Last week, the Court of Justice of the European Communities took a wrecking ball to this seemingly evidence-based policy. From December next year, insurance companies will no longer be able to discriminate on the basis of sex: men should see their premiums fall and women will pay more. The decision was greeted with howls of outrage in some quarters. From newspaper headlines declaring it to be “madness” to radio phone-ins that bemoaned a “lack of common sense”, the underlying message from critics was that discrimination against men by insurance companies was fair because it was based on evidence.

The court's decision affects more than car insurance — life assurance premiums paid by men could rise to match those paid by women, where previously they were discounted because men on average die earlier.

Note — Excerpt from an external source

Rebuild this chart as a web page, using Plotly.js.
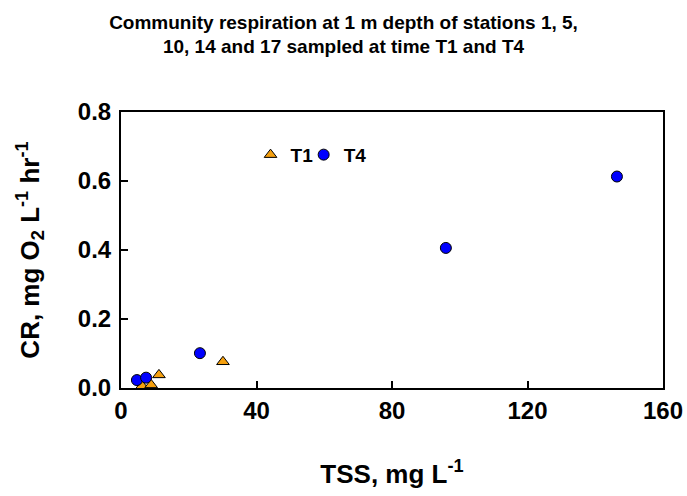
<!DOCTYPE html>
<html>
<head>
<meta charset="utf-8">
<script src="https://cdn.plot.ly/plotly-3.0.1.min.js"></script>
<style>html,body{margin:0;padding:0;background:#fff;}#chart{width:687px;height:496px;}</style>
</head>
<body>
<div id="chart"></div>
<script>
// TSS (mg L-1) and community respiration (mg O2 L-1 hr-1)
const t1TSS = [6.2, 8.9, 11.2, 30.1];
const t1CR  = [0.006, 0.009, 0.038, 0.076];
const t4TSS = [4.7, 7.4, 23.3, 95.9, 146.4];
const t4CR  = [0.023, 0.030, 0.101, 0.406, 0.613];
const seriesNames = ["T1", "T4"];
const xTicks = [0, 40, 80, 120, 160];
const yTicks = [0.0, 0.2, 0.4, 0.6, 0.8];

const font = "Liberation Sans, Arial, sans-serif";
const legFont = {size: 19, family: font, color: "#000", weight: "bold"};

const traces = [
  {x: t1TSS, y: t1CR, name: seriesNames[0], type: "scatter", mode: "markers", legend: "legend",
   marker: {symbol: "triangle-up", size: 11, color: "#F5A00F", line: {color: "#000", width: 1}}},
  {x: t4TSS, y: t4CR, name: seriesNames[1], type: "scatter", mode: "markers", legend: "legend2",
   marker: {symbol: "circle", size: 11, color: "#0000FF", line: {color: "#000", width: 1}}}
];

const layout = {
  width: 687, height: 496,
  margin: {l: 121, r: 24, t: 112, b: 108},
  paper_bgcolor: "#fff", plot_bgcolor: "#fff",
  font: {family: font, color: "#000"},
  title: {text: "<b>Community respiration at 1 m depth of stations 1, 5,<br>10, 14 and 17 sampled at time T1 and T4</b>",
          font: {size: 19, family: font, color: "#000"}, x: 0.5, xanchor: "center", yref: "container", y: 0.942, yanchor: "top"},
  showlegend: true,
  legend: {orientation: "h", x: 0.239, y: 0.845, xanchor: "left", yanchor: "middle",
           font: legFont, bgcolor: "rgba(0,0,0,0)", itemwidth: 30},
  legend2: {orientation: "h", x: 0.337, y: 0.845, xanchor: "left", yanchor: "middle",
           font: legFont, bgcolor: "rgba(0,0,0,0)", itemwidth: 30},
  xaxis: {range: [0, 160], tickvals: xTicks, ticktext: xTicks.map(String),
          showgrid: false, zeroline: false, showline: true, mirror: true, linecolor: "#000", linewidth: 2,
          ticks: "inside", ticklen: 7, tickwidth: 2, tickcolor: "#000",
          tickfont: {size: 24, family: font, color: "#000", weight: "bold"},
          title: {text: "<b>TSS, mg L<sup>-1</sup></b>", font: {size: 26, family: font, color: "#000"}, standoff: 42}},
  yaxis: {range: [0, 0.8], tickvals: yTicks, ticktext: yTicks.map(v => v.toFixed(1)),
          showgrid: false, zeroline: false, showline: true, mirror: true, linecolor: "#000", linewidth: 2,
          ticks: "inside", ticklen: 7, tickwidth: 2, tickcolor: "#000", ticklabelstandoff: 3,
          tickfont: {size: 24, family: font, color: "#000", weight: "bold"},
          title: {text: "<b>CR, mg O<sub>2</sub> L<sup>-1</sup> hr<sup>-1</sup></b>", font: {size: 26, family: font, color: "#000"}, standoff: 31}}
};

Plotly.newPlot("chart", traces, layout, {displayModeBar: false, staticPlot: true});
</script>
</body>
</html>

Nature is a vocal and staunch supporter of evidence-based policy-making. Yet it is important to distinguish between policies that ignore the evidence and those that consider it but do not give it the deciding vote. Although the European ruling flies in the face of available research on accident and death rates, policy-makers have to consider other relevant factors as well as the scientific data. Europe introduced a laudable law in 2004 to ensure equality between men and women in access to and provision of goods and services. (Last week's ruling was prompted by a challenge under human-rights legislation to a get-out clause in the 2004 law for the insurance industry.) In this case, the drive in Europe to reverse practices that survive as a legacy of centuries of inequality and discrimination against women is right to trump the cold logic of the statistics. Besides, it is far from clear how insurance firms translate the sex differences to quantitative hikes in premiums for young men. The best evidence-based decision-making is also transparent.

Science, and so the data and evidence it gathers, serves society best when it is viewed as part of a wider assessment of risk — not an all-powerful framework within which policy must be placed. A report last week from the UK select committee on science and technology complained that the British government had dropped disruption to air travel by natural disasters from its national risk assessments in 2009, yet saw the eruption of Eyjafjallajökull in Iceland in April 2010 close airports, cancel flights and strand thousands of passengers around the world. The Geological Society in London told the committee that Earth scientists had warned the government of the potential for major disruption for a number of years, but felt that the policy-makers had ignored them. Or perhaps, the policy-makers had heard the warnings, weighed up the costs and benefits, but decided the risk was small enough to do nothing except cross their fingers. It is the job of scientists to raise such concerns, but it is the job of politicians to decide when to ignore them. Although the decisions may be judged with hindsight as being poor policy, they remain evidence-based. Politicians too, however, should not shy away from revealing their reasons.

Overstating the role that scientific evidence should have is most inappropriate when the stakes are highest. For global warming, for instance, the evidence is as clear as the statistical difference between male and female drivers. Yet the policy response must also take into account social, economic and political factors. It is legitimate, if short-sighted, to acknowledge that man-made global warming is real but argue that policies to cut emissions are too expensive to pursue. Dismissing those who take such a position as climate sceptics alongside those who deny the evidence is wrong. When setting policies, there are limits to the role that evidence can have.